---------- Data excerpt ----------

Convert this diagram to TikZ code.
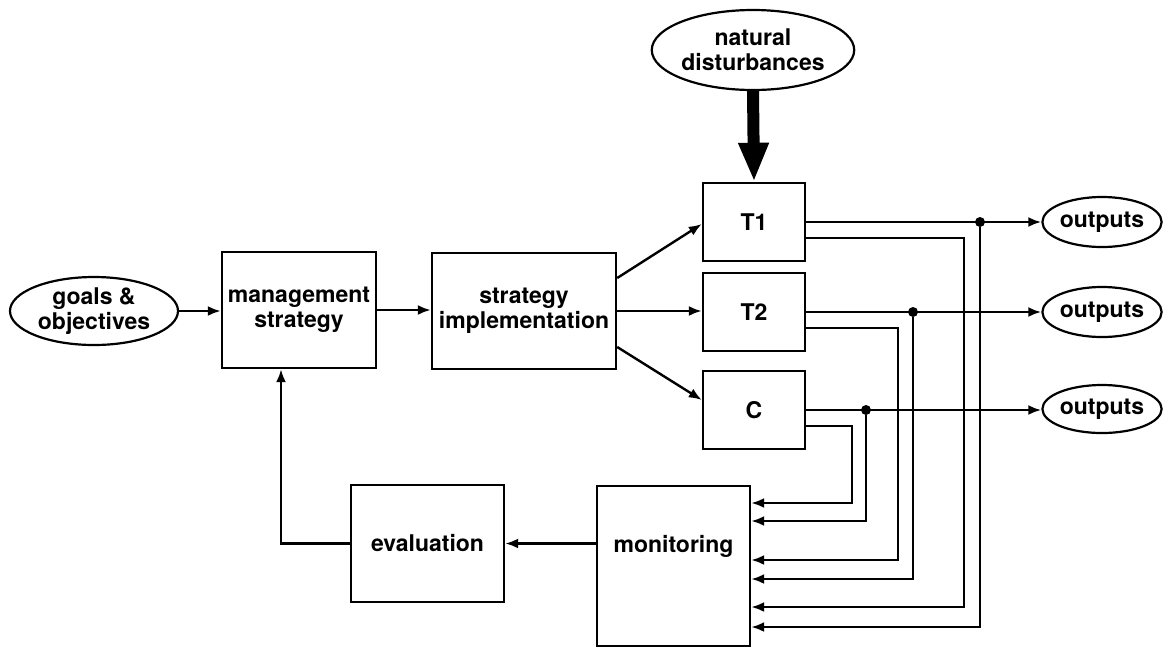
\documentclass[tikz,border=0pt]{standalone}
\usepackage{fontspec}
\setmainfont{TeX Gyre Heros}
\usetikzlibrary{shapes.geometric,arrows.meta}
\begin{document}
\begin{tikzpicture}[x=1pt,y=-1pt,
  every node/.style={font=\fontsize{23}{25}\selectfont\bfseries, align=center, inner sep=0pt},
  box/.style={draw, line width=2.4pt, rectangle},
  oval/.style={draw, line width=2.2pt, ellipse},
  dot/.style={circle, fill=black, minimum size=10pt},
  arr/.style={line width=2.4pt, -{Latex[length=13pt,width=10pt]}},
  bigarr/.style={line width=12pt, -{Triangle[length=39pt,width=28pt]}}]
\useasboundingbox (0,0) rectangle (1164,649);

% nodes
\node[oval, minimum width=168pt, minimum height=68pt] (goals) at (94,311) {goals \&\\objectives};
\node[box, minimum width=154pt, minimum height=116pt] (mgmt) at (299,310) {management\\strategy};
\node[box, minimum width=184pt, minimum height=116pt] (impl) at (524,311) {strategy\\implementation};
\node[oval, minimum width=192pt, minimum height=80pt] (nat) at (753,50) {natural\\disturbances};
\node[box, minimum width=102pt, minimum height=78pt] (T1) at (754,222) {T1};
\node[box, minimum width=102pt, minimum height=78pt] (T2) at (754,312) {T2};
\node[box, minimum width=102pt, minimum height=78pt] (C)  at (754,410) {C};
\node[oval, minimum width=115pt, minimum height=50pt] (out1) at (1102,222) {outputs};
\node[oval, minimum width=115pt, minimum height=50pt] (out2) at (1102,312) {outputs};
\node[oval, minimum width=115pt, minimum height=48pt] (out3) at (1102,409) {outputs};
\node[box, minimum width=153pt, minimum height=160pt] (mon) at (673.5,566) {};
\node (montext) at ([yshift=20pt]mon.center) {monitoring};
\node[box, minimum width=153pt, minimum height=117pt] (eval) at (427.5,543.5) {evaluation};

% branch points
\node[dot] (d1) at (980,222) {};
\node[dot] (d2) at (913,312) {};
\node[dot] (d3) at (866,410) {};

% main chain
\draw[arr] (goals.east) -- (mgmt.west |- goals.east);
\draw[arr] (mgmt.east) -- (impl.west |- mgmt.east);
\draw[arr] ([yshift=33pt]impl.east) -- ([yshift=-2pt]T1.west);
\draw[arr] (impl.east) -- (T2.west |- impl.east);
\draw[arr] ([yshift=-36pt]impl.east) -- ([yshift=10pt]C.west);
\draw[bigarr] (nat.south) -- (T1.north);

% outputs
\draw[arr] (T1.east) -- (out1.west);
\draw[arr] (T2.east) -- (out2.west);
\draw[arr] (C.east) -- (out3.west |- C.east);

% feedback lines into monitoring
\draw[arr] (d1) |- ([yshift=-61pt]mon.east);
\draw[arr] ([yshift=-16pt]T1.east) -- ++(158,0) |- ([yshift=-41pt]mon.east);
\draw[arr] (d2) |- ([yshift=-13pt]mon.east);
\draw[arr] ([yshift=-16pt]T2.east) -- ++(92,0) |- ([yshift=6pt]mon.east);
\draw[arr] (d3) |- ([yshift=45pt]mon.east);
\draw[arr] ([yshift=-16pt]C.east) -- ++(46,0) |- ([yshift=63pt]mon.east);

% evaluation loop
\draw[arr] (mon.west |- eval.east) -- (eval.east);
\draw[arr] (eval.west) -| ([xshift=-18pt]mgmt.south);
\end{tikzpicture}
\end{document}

----------

> [Aim]: Transcribe the listing in full. Omit the pictures and keep every line exact.

> [The reply]:
Convert this diagram to TikZ code.
\documentclass[tikz,border=0pt]{standalone}
\usepackage{fontspec}
\setmainfont{TeX Gyre Heros}
\usetikzlibrary{shapes.geometric,arrows.meta}
\begin{document}
\begin{tikzpicture}[x=1pt,y=-1pt,
  every node/.style={font=\fontsize{23}{25}\selectfont\bfseries, align=center, inner sep=0pt},
  box/.style={draw, line width=2.4pt, rectangle},
  oval/.style={draw, line width=2.2pt, ellipse},
  dot/.style={circle, fill=black, minimum size=10pt},
  arr/.style={line width=2.4pt, -{Latex[length=13pt,width=10pt]}},
  bigarr/.style={line width=12pt, -{Triangle[length=39pt,width=28pt]}}]
\useasboundingbox (0,0) rectangle (1164,649);

% nodes
\node[oval, minimum width=168pt, minimum height=68pt] (goals) at (94,311) {goals \&\\objectives};
\node[box, minimum width=154pt, minimum height=116pt] (mgmt) at (299,310) {management\\strategy};
\node[box, minimum width=184pt, minimum height=116pt] (impl) at (524,311) {strategy\\implementation};
\node[oval, minimum width=192pt, minimum height=80pt] (nat) at (753,50) {natural\\disturbances};
\node[box, minimum width=102pt, minimum height=78pt] (T1) at (754,222) {T1};
\node[box, minimum width=102pt, minimum height=78pt] (T2) at (754,312) {T2};
\node[box, minimum width=102pt, minimum height=78pt] (C)  at (754,410) {C};
\node[oval, minimum width=115pt, minimum height=50pt] (out1) at (1102,222) {outputs};
\node[oval, minimum width=115pt, minimum height=50pt] (out2) at (1102,312) {outputs};
\node[oval, minimum width=115pt, minimum height=48pt] (out3) at (1102,409) {outputs};
\node[box, minimum width=153pt, minimum height=160pt] (mon) at (673.5,566) {};
\node (montext) at ([yshift=20pt]mon.center) {monitoring};
\node[box, minimum width=153pt, minimum height=117pt] (eval) at (427.5,543.5) {evaluation};

% branch points
\node[dot] (d1) at (980,222) {};
\node[dot] (d2) at (913,312) {};
\node[dot] (d3) at (866,410) {};

% main chain
\draw[arr] (goals.east) -- (mgmt.west |- goals.east);
\draw[arr] (mgmt.east) -- (impl.west |- mgmt.east);
\draw[arr] ([yshift=33pt]impl.east) -- ([yshift=-2pt]T1.west);
\draw[arr] (impl.east) -- (T2.west |- impl.east);
\draw[arr] ([yshift=-36pt]impl.east) -- ([yshift=10pt]C.west);
\draw[bigarr] (nat.south) -- (T1.north);

% outputs
\draw[arr] (T1.east) -- (out1.west);
\draw[arr] (T2.east) -- (out2.west);
\draw[arr] (C.east) -- (out3.west |- C.east);

% feedback lines into monitoring
\draw[arr] (d1) |- ([yshift=-61pt]mon.east);
\draw[arr] ([yshift=-16pt]T1.east) -- ++(158,0) |- ([yshift=-41pt]mon.east);
\draw[arr] (d2) |- ([yshift=-13pt]mon.east);
\draw[arr] ([yshift=-16pt]T2.east) -- ++(92,0) |- ([yshift=6pt]mon.east);
\draw[arr] (d3) |- ([yshift=45pt]mon.east);
\draw[arr] ([yshift=-16pt]C.east) -- ++(46,0) |- ([yshift=63pt]mon.east);

% evaluation loop
\draw[arr] (mon.west |- eval.east) -- (eval.east);
\draw[arr] (eval.west) -| ([xshift=-18pt]mgmt.south);
\end{tikzpicture}
\end{document}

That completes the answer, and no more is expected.